Media corporation Bertelsmann AG is planning on publishing Wikipedia. Or rather, a one-volume edition based on the most popular search terms.
The book will be under free license, selling for $31.80. Wikimedia Deutschland eV is getting $1.59 for every copy sold.
And yes -- "risky" entries will be "fact-checked."
It takes audacity to propose printing Wikipedia. It's just so .. stupid. I thought: not only is it not what Wikipedia is about -- in fact, it might be the exact opposite of what Wikipedia is about -- it also isn't what an encyclopedia is about. In the last 24, I've looked up "drunkenness", "Legionellosis", and "All You Need Is Cash" on Wikipedia -- that's its power, the quick fact-check to orient oneself. Why would I want the most popular search terms (representing a particular time) in print?
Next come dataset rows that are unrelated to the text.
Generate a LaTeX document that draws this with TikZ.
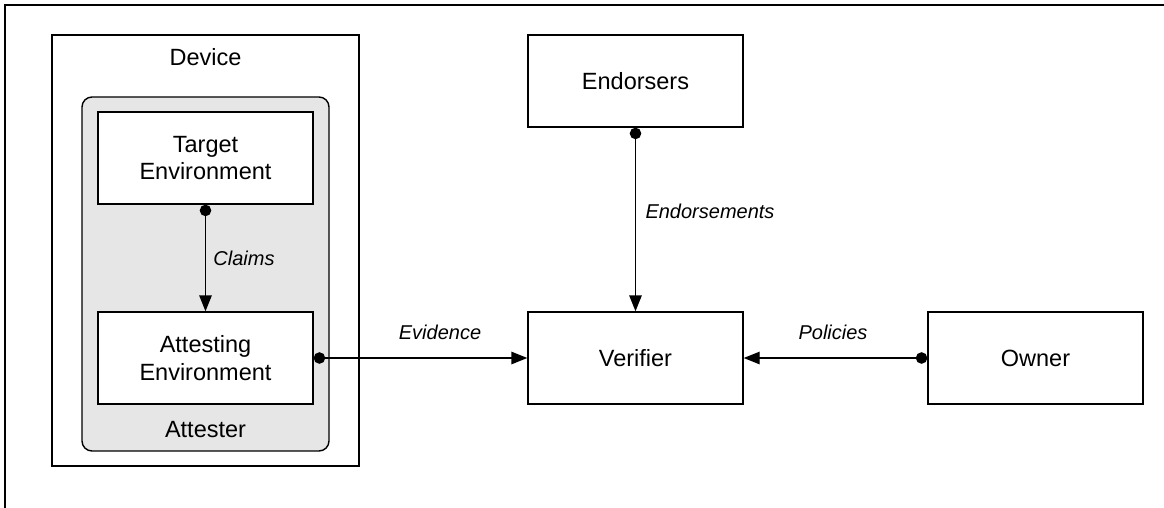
\documentclass[tikz,border=0pt]{standalone}
\usepackage{fontspec}
\setmainfont{Liberation Sans}
\usetikzlibrary{arrows.meta}
\definecolor{attgray}{HTML}{E6E6E6}
\tikzset{
  box/.style={draw=black, line width=1.4pt, fill=white, minimum width=215pt, minimum height=92pt, align=center, inner sep=0pt, font=\fontsize{23.5}{27.5}\selectfont},
  title/.style={inner sep=0pt, font=\fontsize{23.5}{27.5}\selectfont},
  lab/.style={inner sep=0pt, font=\fontsize{20}{24}\selectfont\itshape},
  conn/.style={line width=1.4pt, {Circle[length=11.5pt]}-{Triangle[length=16pt,width=12.5pt]}},
}
\begin{document}
\begin{tikzpicture}[x=1pt,y=-1pt]
\useasboundingbox (0,0) rectangle (1164,508);
\draw[line width=1.5pt] (5,508) -- (5,5) -- (1164,5);
% Device
\node[draw=black, line width=1.4pt, minimum width=307pt, minimum height=431pt, inner sep=0pt] (device) at (205.5,250.5) {};
\node[title] (devlabel) at (205.5,57) {Device};
% Attester
\node[draw=black, line width=1.4pt, fill=attgray, rounded corners=10pt, minimum width=247pt, minimum height=354pt, inner sep=0pt] (attester) at (205.5,274) {};
\node[title] (attlabel) at (205.5,430) {Attester};
% Boxes
\node[box] (target) at (205.5,158) {Target\\Environment};
\node[box] (attesting) at (205.5,358) {Attesting\\Environment};
\node[box] (endorsers) at (635.5,81) {Endorsers};
\node[box] (verifier) at (635.5,358) {Verifier};
\node[box] (owner) at (1035.5,358) {Owner};
% Connectors
\draw[conn] (target.south) -- (attesting.north);
\node[lab] (claims) at (244,258) {Claims};
\draw[conn] (attesting.east) -- (verifier.west);
\node[lab] (evidence) at (440,332) {Evidence};
\draw[conn] (endorsers.south) -- (verifier.north);
\node[lab] (endorsements) at (710,211) {Endorsements};
\draw[conn] (owner.west) -- (verifier.east);
\node[lab] (policies) at (833,332) {Policies};
\end{tikzpicture}
\end{document}
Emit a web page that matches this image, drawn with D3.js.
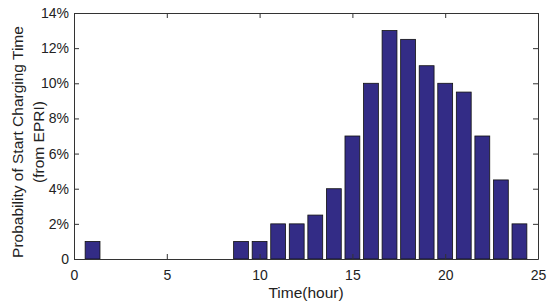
<!DOCTYPE html>
<html lang="en">
<head>
<meta charset="UTF-8">
<title>Start Charging Time</title>
<script src="https://d3js.org/d3.v7.min.js"></script>
<style>
  body { margin: 0; background: #fff; }
  svg { display: block; font-family: 'Liberation Sans', Arial, sans-serif; }
  .tick text { font-size: 14px; fill: #222; }
  .label { font-size: 15.5px; fill: #222; }
</style>
</head>
<body>
<svg id="chart" width="550" height="306"></svg>
<script>
// hour of day and share of vehicles starting to charge (%)
const hours = [1, 9, 10, 11, 12, 13, 14, 15, 16, 17, 18, 19, 20, 21, 22, 23, 24];
const probs = [1, 1, 1, 2, 2, 2.5, 4, 7, 10, 13, 12.5, 11, 10, 9.5, 7, 4.5, 2];
const xTicks = [0, 5, 10, 15, 20, 25];
const yTicks = [0, 2, 4, 6, 8, 10, 12, 14];

const svg = d3.select("#chart");
const plotL = 74, plotR = 538, plotT = 13, plotB = 259;

const x = d3.scaleLinear().domain([0, 25]).range([plotL, plotR]);
const y = d3.scaleLinear().domain([0, 14]).range([plotB, plotT]);
const barW = x(0.8) - x(0);

// bars
svg.append("g").selectAll("rect")
  .data(hours.map((h, i) => ({ h, p: probs[i] })))
  .enter().append("rect")
  .attr("x", d => x(d.h) - barW / 2)
  .attr("y", d => y(d.p))
  .attr("width", barW)
  .attr("height", d => y(0) - y(d.p))
  .attr("fill", "#332c86")
  .attr("stroke", "#111")
  .attr("stroke-width", 0.8);

// axes, ticks pointing inward like matlab
const fmtY = d => d === 0 ? "0" : d + "%";
const axisColor = "#333";

const xAxis = svg.append("g").attr("transform", `translate(0,${plotB})`)
  .call(d3.axisBottom(x).tickValues(xTicks).tickSizeInner(-5).tickSizeOuter(0).tickPadding(11));
const yAxis = svg.append("g").attr("transform", `translate(${plotL},0)`)
  .call(d3.axisLeft(y).tickValues(yTicks).tickFormat(fmtY).tickSizeInner(-5).tickSizeOuter(0).tickPadding(5));
const xTop = svg.append("g").attr("transform", `translate(0,${plotT})`)
  .call(d3.axisTop(x).tickValues(xTicks).tickSizeInner(-5).tickSizeOuter(0).tickFormat(""));
const yRight = svg.append("g").attr("transform", `translate(${plotR},0)`)
  .call(d3.axisRight(y).tickValues(yTicks).tickSizeInner(-5).tickSizeOuter(0).tickFormat(""));

[xAxis, yAxis, xTop, yRight].forEach(g => {
  g.selectAll("path, line").attr("stroke", axisColor);
  g.select(".domain").attr("stroke-width", 1);
});

// axis labels
svg.append("text").attr("class", "label")
  .attr("x", (plotL + plotR) / 2).attr("y", 298)
  .attr("text-anchor", "middle")
  .text("Time(hour)");

const yl = svg.append("text").attr("class", "label")
  .attr("transform", `translate(23,${(plotT + plotB) / 2 + 6}) rotate(-90)`)
  .attr("text-anchor", "middle");
yl.append("tspan").attr("x", 0).attr("dy", 0).text("Probability of Start Charging Time");
yl.append("tspan").attr("x", 0).attr("dy", 21).text("(from EPRI)");
</script>
</body>
</html>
But maybe this is a step forward for publishing. If Bertelsmann feels okay producing an encyclopedia that includes entries on the Wii and some random German pop singer, maybe print is losing its grip as the Record of All Sacred Knowledge -- or maybe Sacred Knowledge is losing ground altogether. More and more blogs are being printed as books. In either case, my own reaction ("That's not Wikipedia is! And that's not what an encyclopedia is!") says a lot about how we perceive the boundaries between print and the web -- between what can at understanding of what kind of knowledge can and cannot be printed still is.
Peter Suber at Open Source news had an interesting reaction: "To me, this is interesting primarily because it shows a major book publisher willing to test the possibility that an OA edition is compatible with a priced/print edition, and might even boost its sales." With a bunch of new free textbook initiatives starting up, maybe this does signal a change.